An ally in the hard-hit Canterbury region's ability to fight future natural disasters is coming from an unlikely source - ultra-fast fibre network.
A bank of powerful computers, all linked to 2degrees' high-speed fibre network, were set up in an emergency room during last month's Port Hill wildfires enabling fighters to quickly respond to the crisis.
Environment Canterbury (ECAN) - the region's air, water and land quality watchdog - set up the room as an emergency GIS (geographic information system) operation in co-ordination with civil defence, using aerial and satellite imagery to map the extent and progress of the fires.
For the first time in New Zealand, 2degrees brought fibre to the desk as part of a GPON (Gigabit Passive Optical Network) installation for ECAN's state-of-the-art building in the Christchurch CBD, purpose built following the 2011 earthquake.
The office, which houses 450 employees, has been designed to be cleaner and greener than its predecessor.

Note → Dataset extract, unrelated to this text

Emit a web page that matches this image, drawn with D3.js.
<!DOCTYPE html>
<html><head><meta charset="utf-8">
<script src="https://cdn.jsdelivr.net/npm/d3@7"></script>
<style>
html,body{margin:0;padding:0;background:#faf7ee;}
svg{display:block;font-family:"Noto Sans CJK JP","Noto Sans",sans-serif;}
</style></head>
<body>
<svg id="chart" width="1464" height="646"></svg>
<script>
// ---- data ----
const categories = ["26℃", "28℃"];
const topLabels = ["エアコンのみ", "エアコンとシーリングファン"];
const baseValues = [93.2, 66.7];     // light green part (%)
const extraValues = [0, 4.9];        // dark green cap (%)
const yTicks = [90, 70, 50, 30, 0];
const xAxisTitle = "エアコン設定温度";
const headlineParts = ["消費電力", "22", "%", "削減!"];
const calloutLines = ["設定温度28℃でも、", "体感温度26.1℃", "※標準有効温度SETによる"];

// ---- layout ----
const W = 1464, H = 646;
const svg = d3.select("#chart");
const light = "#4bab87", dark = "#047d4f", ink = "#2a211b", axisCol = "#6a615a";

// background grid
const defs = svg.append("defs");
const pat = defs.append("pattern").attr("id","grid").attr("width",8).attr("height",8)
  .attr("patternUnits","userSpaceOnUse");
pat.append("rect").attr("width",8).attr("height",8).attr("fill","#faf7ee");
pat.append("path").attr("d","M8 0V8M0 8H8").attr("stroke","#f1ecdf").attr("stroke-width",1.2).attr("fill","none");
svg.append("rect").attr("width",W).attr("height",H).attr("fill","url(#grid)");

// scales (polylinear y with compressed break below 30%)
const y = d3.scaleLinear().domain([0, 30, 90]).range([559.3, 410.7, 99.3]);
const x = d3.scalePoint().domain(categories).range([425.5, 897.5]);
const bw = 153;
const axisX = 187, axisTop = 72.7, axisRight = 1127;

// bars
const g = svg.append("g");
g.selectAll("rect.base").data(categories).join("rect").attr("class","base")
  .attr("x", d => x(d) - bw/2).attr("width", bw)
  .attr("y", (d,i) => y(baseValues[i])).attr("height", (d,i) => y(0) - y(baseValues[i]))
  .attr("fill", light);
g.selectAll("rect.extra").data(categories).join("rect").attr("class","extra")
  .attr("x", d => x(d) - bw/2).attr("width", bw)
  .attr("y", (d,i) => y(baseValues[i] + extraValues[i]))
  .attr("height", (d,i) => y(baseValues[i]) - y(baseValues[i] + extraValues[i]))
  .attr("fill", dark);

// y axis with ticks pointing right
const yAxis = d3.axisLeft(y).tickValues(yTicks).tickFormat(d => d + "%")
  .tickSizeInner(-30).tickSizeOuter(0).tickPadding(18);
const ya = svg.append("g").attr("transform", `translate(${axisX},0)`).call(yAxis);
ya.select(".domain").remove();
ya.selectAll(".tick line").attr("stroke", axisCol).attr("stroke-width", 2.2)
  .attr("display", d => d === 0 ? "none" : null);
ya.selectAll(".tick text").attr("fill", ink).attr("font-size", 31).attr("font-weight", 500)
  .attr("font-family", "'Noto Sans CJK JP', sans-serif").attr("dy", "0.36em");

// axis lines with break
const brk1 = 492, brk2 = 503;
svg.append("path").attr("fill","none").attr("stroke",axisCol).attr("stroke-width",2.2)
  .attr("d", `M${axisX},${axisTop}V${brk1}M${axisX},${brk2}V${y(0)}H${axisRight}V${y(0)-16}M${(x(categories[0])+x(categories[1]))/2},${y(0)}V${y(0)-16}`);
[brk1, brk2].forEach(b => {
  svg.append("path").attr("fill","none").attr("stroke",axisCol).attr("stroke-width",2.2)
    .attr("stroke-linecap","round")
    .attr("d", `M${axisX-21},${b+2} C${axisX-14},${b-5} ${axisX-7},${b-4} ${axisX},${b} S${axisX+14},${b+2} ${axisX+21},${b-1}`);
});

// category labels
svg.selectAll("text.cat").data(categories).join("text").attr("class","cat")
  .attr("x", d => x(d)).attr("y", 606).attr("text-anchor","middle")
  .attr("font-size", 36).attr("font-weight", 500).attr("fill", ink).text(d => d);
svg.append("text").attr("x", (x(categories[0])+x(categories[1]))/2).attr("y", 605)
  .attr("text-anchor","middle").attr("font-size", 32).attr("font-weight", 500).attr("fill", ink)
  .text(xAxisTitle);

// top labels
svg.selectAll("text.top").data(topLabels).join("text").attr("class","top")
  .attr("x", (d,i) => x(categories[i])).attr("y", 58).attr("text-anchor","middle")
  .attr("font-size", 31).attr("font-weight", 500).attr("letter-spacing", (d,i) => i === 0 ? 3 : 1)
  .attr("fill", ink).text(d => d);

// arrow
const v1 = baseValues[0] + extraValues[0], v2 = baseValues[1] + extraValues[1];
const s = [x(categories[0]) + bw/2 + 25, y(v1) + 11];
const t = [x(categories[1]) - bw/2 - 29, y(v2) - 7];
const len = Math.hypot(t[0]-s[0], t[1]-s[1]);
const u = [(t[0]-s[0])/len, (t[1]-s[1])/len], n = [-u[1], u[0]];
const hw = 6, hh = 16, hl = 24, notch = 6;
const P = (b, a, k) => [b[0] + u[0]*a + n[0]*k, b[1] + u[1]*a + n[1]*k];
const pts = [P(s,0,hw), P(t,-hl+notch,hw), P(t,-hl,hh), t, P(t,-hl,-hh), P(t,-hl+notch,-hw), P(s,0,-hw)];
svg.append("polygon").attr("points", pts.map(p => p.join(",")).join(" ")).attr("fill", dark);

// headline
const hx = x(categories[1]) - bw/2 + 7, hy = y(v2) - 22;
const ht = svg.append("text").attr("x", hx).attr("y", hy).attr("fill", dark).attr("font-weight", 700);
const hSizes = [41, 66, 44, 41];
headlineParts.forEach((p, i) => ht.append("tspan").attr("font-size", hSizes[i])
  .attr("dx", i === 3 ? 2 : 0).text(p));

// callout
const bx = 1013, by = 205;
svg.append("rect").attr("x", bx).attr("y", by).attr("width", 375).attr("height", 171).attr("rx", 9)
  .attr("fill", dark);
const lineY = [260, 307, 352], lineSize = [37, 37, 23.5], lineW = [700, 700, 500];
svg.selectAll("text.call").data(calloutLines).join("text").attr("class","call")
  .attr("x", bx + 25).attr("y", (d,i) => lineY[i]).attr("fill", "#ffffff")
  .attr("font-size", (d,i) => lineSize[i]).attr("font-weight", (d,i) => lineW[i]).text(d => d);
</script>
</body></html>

As part of its environmental design, ECAN opted to cable the building with fibre optic cable for its local area network (LAN) rather than copper.

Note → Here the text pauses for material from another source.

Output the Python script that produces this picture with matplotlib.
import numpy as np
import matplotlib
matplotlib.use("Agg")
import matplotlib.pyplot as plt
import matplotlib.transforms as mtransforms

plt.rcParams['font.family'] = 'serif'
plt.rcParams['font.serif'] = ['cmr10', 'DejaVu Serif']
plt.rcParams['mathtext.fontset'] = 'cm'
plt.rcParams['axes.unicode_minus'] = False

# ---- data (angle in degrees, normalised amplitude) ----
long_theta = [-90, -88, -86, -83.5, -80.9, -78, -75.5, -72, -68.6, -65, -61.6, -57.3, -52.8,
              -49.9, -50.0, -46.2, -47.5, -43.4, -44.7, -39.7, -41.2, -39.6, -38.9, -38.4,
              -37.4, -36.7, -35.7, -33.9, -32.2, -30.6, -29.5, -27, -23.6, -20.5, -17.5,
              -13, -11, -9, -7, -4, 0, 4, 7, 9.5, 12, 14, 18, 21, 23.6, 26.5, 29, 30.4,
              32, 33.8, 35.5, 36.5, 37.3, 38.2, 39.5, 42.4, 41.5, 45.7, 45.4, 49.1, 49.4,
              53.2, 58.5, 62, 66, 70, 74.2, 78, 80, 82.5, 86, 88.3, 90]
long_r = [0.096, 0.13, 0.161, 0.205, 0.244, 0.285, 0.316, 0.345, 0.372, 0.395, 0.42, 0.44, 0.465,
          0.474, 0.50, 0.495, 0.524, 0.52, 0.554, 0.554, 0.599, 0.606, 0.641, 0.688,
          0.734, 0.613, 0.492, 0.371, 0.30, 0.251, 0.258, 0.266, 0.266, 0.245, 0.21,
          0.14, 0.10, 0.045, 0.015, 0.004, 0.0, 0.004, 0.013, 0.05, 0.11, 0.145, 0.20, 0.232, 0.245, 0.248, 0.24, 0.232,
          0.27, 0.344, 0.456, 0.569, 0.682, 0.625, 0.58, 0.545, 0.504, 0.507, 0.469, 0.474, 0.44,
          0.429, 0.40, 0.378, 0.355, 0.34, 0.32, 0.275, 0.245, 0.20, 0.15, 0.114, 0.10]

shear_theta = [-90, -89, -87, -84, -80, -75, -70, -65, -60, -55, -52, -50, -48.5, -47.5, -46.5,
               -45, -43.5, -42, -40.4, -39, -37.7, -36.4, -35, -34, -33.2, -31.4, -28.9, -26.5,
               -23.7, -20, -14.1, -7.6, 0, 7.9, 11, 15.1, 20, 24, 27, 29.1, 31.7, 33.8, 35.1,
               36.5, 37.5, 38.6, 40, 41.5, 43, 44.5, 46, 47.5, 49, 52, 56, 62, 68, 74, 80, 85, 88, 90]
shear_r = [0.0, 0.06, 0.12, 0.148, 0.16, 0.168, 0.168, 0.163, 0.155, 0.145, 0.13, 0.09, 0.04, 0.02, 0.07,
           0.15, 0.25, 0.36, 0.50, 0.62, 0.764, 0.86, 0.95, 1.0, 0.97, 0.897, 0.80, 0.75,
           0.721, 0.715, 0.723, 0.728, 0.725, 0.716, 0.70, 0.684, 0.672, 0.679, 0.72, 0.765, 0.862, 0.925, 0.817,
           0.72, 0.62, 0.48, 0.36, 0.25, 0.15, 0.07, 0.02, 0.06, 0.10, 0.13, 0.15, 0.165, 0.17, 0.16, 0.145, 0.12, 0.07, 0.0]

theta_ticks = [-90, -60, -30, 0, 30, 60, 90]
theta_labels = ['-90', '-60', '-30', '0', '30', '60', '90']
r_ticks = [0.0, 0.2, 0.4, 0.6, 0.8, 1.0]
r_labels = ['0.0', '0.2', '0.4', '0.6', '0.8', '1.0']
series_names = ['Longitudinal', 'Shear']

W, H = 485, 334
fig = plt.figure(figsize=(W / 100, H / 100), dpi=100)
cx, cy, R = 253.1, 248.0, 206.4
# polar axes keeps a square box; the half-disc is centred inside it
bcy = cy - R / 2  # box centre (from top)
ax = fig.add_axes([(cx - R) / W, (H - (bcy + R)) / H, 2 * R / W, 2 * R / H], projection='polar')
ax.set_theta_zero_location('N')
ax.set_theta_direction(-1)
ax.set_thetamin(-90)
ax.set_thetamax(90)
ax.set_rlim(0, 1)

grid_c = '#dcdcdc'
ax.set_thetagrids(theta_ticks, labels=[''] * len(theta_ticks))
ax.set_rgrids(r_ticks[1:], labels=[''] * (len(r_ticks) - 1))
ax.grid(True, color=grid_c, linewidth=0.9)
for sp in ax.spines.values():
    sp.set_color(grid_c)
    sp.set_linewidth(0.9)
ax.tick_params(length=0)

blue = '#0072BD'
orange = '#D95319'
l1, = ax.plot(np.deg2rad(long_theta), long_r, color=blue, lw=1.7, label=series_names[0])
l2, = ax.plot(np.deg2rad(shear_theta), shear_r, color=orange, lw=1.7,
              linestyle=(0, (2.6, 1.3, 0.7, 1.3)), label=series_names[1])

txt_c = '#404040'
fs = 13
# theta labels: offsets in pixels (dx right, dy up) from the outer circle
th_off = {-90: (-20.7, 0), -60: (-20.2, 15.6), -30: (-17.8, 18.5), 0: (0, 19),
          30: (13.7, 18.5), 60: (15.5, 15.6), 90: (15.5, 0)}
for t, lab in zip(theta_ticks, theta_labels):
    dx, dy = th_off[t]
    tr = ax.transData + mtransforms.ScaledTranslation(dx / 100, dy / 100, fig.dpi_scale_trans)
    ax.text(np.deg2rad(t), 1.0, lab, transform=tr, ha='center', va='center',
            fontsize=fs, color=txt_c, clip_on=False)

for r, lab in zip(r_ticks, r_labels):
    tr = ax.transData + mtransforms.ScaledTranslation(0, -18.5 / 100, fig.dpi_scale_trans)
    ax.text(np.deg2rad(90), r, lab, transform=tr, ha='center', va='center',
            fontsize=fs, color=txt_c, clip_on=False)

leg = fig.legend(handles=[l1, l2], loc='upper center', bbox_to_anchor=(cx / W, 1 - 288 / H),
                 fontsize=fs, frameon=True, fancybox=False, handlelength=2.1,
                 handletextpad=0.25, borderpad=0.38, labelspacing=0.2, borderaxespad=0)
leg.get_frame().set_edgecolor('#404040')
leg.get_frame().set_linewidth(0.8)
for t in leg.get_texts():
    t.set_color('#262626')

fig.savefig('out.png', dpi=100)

ECAN's team leader ICT operations Alan Warne says the decision to go with fibre was made when they were planning their move into the new building and it has already paid dividends from a technical and cost point of view.
"There is a perception fibre is more expensive and difficult to use compared to the traditional copper-based networks," he says. "But we have found it is massively less and took one person six weeks to finish."
Warne says there are many advantages to fibre: it is easier and more straight-forward to install than copper; it requires less drilling through beams and walls and, unlike copper, runs alongside power cabling so separate cabling trays are not needed; a single fibre can carry the equivalent amount of data as several dozen copper cables.
With less impact on the environment, lower install costs, greater flexibility and the security of future proofing, the fibre-based network allows ECAN to grow and expand with future technologies as they become available. Fibre to the desk is common overseas but not in New Zealand.
The solution provided by 2degrees also includes wireless which will support ECAN's new paperless approach - allowing connectivity anywhere in the building.
Mark Petrie, 2degrees Chief Fixed Officer says it is pleased ECAN has been so future-focused and have seized the opportunity to try something innovative that offers so much benefit.
"Fibre to the desk is the way of future - not just for large corporates and existing buildings, but for all new buildings in New Zealand," he says. "We're proud to be one of the first to offer this innovative technology to our customers for a corporate LAN."
Warne says ECAN has found huge benefit in moving to fibre: "We have a lot of bandwidth-hungry applications, we use a lot of video conferencing and we needed a network capable of soaking up the increased bandwidth demand.
"The GIS work we do produces lots of images and data, it's a bit like maps on steroids. During the Port Hills fires we produced maps showing the extent of the damage, where people were, that sort of thing which helped in the response by emergency services."
He says since using fibre ECAN has had no problems with network speed, a crucial factor during crises like fires and earthquakes.
GIS is used extensively by the organisation in its regular environmental work measuring water flows and air and soil quality throughout the Canterbury region.
"All of this takes a fair chunk of band-width and before fibre we were intending to throttle the space available to some employees to ensure there was enough capacity for our GIS users. But we haven't had to do that and so far haven't even touched 10 per cent of network capacity."
Warne says a lot of IT people are scared of fibre seeing it as a different technology but in reality it is not difficult to handle. Since moving into the new building a year ago, Warne has given several guided tours to show the benefits of fibre to government organisations and private companies.
For the non-tech person he has a simple message: "They don't even notice anything has changed, they just get a faster network."
One of the main targets of the fibre roll-out are small businesses (SME's), a sector that although it stands to gain much from accessing the technology, often does not understand or is not aware of the benefits.